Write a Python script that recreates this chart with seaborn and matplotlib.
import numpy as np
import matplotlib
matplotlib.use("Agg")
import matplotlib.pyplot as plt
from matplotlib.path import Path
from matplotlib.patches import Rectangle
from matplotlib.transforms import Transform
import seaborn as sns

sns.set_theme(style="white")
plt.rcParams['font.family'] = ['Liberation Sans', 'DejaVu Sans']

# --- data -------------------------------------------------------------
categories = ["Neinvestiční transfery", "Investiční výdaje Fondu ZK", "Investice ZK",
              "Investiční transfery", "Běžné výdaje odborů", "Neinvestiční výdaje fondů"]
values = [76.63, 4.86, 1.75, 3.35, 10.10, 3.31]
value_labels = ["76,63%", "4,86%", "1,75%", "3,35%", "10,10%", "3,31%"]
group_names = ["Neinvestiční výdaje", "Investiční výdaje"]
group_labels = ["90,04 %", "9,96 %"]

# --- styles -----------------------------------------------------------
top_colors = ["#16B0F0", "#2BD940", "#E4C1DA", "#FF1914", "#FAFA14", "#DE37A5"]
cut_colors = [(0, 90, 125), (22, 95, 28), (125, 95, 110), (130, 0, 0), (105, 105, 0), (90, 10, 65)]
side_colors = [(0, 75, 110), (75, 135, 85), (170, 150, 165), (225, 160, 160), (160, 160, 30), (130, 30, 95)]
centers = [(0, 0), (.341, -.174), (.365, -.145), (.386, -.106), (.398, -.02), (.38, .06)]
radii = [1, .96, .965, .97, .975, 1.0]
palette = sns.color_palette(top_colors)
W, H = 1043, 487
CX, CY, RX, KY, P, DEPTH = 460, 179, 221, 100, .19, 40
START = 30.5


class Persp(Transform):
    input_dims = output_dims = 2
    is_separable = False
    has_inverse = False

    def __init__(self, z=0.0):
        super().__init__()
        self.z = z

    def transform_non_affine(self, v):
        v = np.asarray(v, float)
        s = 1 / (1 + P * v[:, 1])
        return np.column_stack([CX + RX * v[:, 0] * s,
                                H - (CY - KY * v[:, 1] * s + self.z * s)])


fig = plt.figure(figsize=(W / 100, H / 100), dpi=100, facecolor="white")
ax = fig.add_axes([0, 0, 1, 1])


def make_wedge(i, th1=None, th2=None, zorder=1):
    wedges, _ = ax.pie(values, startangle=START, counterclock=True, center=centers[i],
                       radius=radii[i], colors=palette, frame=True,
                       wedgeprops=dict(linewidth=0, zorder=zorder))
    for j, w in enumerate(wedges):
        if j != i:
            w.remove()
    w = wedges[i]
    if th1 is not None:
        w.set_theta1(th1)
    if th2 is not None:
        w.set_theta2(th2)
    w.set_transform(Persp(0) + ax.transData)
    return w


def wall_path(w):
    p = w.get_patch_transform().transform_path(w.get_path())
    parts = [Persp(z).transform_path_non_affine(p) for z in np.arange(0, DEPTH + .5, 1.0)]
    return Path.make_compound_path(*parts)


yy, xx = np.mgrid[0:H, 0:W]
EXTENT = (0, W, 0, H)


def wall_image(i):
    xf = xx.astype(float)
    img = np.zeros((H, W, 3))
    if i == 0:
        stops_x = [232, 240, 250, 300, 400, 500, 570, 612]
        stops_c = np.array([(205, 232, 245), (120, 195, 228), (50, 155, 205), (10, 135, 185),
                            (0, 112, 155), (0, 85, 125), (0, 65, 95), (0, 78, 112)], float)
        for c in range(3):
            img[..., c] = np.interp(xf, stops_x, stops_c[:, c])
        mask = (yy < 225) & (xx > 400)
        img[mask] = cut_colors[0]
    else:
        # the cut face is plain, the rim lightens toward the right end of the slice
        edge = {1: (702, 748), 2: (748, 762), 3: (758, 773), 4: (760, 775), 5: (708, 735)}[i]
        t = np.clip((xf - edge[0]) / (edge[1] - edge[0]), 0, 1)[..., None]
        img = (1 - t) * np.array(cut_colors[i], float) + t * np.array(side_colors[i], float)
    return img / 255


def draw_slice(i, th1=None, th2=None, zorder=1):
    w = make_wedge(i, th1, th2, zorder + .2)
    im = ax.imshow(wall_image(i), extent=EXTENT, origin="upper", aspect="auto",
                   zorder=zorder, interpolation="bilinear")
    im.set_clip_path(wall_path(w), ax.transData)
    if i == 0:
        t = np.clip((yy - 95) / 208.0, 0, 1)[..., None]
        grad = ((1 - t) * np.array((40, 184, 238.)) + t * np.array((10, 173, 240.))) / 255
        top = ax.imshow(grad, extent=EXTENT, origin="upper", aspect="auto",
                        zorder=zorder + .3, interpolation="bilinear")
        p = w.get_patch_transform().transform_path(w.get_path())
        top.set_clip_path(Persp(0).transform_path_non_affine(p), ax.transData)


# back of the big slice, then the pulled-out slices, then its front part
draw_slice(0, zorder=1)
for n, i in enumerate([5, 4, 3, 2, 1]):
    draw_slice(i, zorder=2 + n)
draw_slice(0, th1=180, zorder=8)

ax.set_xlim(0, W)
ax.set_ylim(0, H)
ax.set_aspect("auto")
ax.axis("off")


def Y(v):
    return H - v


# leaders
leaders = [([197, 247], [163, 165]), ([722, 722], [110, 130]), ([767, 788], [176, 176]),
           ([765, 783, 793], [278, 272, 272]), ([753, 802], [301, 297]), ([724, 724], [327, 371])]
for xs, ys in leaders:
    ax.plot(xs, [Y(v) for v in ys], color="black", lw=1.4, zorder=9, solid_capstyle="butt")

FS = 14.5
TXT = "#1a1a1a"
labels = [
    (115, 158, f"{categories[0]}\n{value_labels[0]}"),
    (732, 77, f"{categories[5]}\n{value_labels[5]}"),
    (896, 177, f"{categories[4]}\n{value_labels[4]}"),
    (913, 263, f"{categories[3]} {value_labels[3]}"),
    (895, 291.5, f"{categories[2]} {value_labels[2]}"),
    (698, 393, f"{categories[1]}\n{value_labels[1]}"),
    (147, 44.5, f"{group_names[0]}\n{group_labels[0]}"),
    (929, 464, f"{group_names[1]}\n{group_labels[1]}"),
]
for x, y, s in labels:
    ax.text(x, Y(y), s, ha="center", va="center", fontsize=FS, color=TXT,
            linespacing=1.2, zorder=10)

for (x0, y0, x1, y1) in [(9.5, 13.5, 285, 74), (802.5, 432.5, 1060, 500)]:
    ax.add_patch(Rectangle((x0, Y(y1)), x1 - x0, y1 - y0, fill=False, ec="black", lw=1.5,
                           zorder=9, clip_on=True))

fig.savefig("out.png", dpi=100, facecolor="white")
= = = = = = =
Problem description —
Without changing a word, restate the whole listing.

Correct answer —
Write a Python script that recreates this chart with seaborn and matplotlib.
import numpy as np
import matplotlib
matplotlib.use("Agg")
import matplotlib.pyplot as plt
from matplotlib.path import Path
from matplotlib.patches import Rectangle
from matplotlib.transforms import Transform
import seaborn as sns

sns.set_theme(style="white")
plt.rcParams['font.family'] = ['Liberation Sans', 'DejaVu Sans']

# --- data -------------------------------------------------------------
categories = ["Neinvestiční transfery", "Investiční výdaje Fondu ZK", "Investice ZK",
              "Investiční transfery", "Běžné výdaje odborů", "Neinvestiční výdaje fondů"]
values = [76.63, 4.86, 1.75, 3.35, 10.10, 3.31]
value_labels = ["76,63%", "4,86%", "1,75%", "3,35%", "10,10%", "3,31%"]
group_names = ["Neinvestiční výdaje", "Investiční výdaje"]
group_labels = ["90,04 %", "9,96 %"]

# --- styles -----------------------------------------------------------
top_colors = ["#16B0F0", "#2BD940", "#E4C1DA", "#FF1914", "#FAFA14", "#DE37A5"]
cut_colors = [(0, 90, 125), (22, 95, 28), (125, 95, 110), (130, 0, 0), (105, 105, 0), (90, 10, 65)]
side_colors = [(0, 75, 110), (75, 135, 85), (170, 150, 165), (225, 160, 160), (160, 160, 30), (130, 30, 95)]
centers = [(0, 0), (.341, -.174), (.365, -.145), (.386, -.106), (.398, -.02), (.38, .06)]
radii = [1, .96, .965, .97, .975, 1.0]
palette = sns.color_palette(top_colors)
W, H = 1043, 487
CX, CY, RX, KY, P, DEPTH = 460, 179, 221, 100, .19, 40
START = 30.5


class Persp(Transform):
    input_dims = output_dims = 2
    is_separable = False
    has_inverse = False

    def __init__(self, z=0.0):
        super().__init__()
        self.z = z

    def transform_non_affine(self, v):
        v = np.asarray(v, float)
        s = 1 / (1 + P * v[:, 1])
        return np.column_stack([CX + RX * v[:, 0] * s,
                                H - (CY - KY * v[:, 1] * s + self.z * s)])


fig = plt.figure(figsize=(W / 100, H / 100), dpi=100, facecolor="white")
ax = fig.add_axes([0, 0, 1, 1])


def make_wedge(i, th1=None, th2=None, zorder=1):
    wedges, _ = ax.pie(values, startangle=START, counterclock=True, center=centers[i],
                       radius=radii[i], colors=palette, frame=True,
                       wedgeprops=dict(linewidth=0, zorder=zorder))
    for j, w in enumerate(wedges):
        if j != i:
            w.remove()
    w = wedges[i]
    if th1 is not None:
        w.set_theta1(th1)
    if th2 is not None:
        w.set_theta2(th2)
    w.set_transform(Persp(0) + ax.transData)
    return w


def wall_path(w):
    p = w.get_patch_transform().transform_path(w.get_path())
    parts = [Persp(z).transform_path_non_affine(p) for z in np.arange(0, DEPTH + .5, 1.0)]
    return Path.make_compound_path(*parts)


yy, xx = np.mgrid[0:H, 0:W]
EXTENT = (0, W, 0, H)


def wall_image(i):
    xf = xx.astype(float)
    img = np.zeros((H, W, 3))
    if i == 0:
        stops_x = [232, 240, 250, 300, 400, 500, 570, 612]
        stops_c = np.array([(205, 232, 245), (120, 195, 228), (50, 155, 205), (10, 135, 185),
                            (0, 112, 155), (0, 85, 125), (0, 65, 95), (0, 78, 112)], float)
        for c in range(3):
            img[..., c] = np.interp(xf, stops_x, stops_c[:, c])
        mask = (yy < 225) & (xx > 400)
        img[mask] = cut_colors[0]
    else:
        # the cut face is plain, the rim lightens toward the right end of the slice
        edge = {1: (702, 748), 2: (748, 762), 3: (758, 773), 4: (760, 775), 5: (708, 735)}[i]
        t = np.clip((xf - edge[0]) / (edge[1] - edge[0]), 0, 1)[..., None]
        img = (1 - t) * np.array(cut_colors[i], float) + t * np.array(side_colors[i], float)
    return img / 255


def draw_slice(i, th1=None, th2=None, zorder=1):
    w = make_wedge(i, th1, th2, zorder + .2)
    im = ax.imshow(wall_image(i), extent=EXTENT, origin="upper", aspect="auto",
                   zorder=zorder, interpolation="bilinear")
    im.set_clip_path(wall_path(w), ax.transData)
    if i == 0:
        t = np.clip((yy - 95) / 208.0, 0, 1)[..., None]
        grad = ((1 - t) * np.array((40, 184, 238.)) + t * np.array((10, 173, 240.))) / 255
        top = ax.imshow(grad, extent=EXTENT, origin="upper", aspect="auto",
                        zorder=zorder + .3, interpolation="bilinear")
        p = w.get_patch_transform().transform_path(w.get_path())
        top.set_clip_path(Persp(0).transform_path_non_affine(p), ax.transData)


# back of the big slice, then the pulled-out slices, then its front part
draw_slice(0, zorder=1)
for n, i in enumerate([5, 4, 3, 2, 1]):
    draw_slice(i, zorder=2 + n)
draw_slice(0, th1=180, zorder=8)

ax.set_xlim(0, W)
ax.set_ylim(0, H)
ax.set_aspect("auto")
ax.axis("off")


def Y(v):
    return H - v


# leaders
leaders = [([197, 247], [163, 165]), ([722, 722], [110, 130]), ([767, 788], [176, 176]),
           ([765, 783, 793], [278, 272, 272]), ([753, 802], [301, 297]), ([724, 724], [327, 371])]
for xs, ys in leaders:
    ax.plot(xs, [Y(v) for v in ys], color="black", lw=1.4, zorder=9, solid_capstyle="butt")

FS = 14.5
TXT = "#1a1a1a"
labels = [
    (115, 158, f"{categories[0]}\n{value_labels[0]}"),
    (732, 77, f"{categories[5]}\n{value_labels[5]}"),
    (896, 177, f"{categories[4]}\n{value_labels[4]}"),
    (913, 263, f"{categories[3]} {value_labels[3]}"),
    (895, 291.5, f"{categories[2]} {value_labels[2]}"),
    (698, 393, f"{categories[1]}\n{value_labels[1]}"),
    (147, 44.5, f"{group_names[0]}\n{group_labels[0]}"),
    (929, 464, f"{group_names[1]}\n{group_labels[1]}"),
]
for x, y, s in labels:
    ax.text(x, Y(y), s, ha="center", va="center", fontsize=FS, color=TXT,
            linespacing=1.2, zorder=10)

for (x0, y0, x1, y1) in [(9.5, 13.5, 285, 74), (802.5, 432.5, 1060, 500)]:
    ax.add_patch(Rectangle((x0, Y(y1)), x1 - x0, y1 - y0, fill=False, ec="black", lw=1.5,
                           zorder=9, clip_on=True))

fig.savefig("out.png", dpi=100, facecolor="white")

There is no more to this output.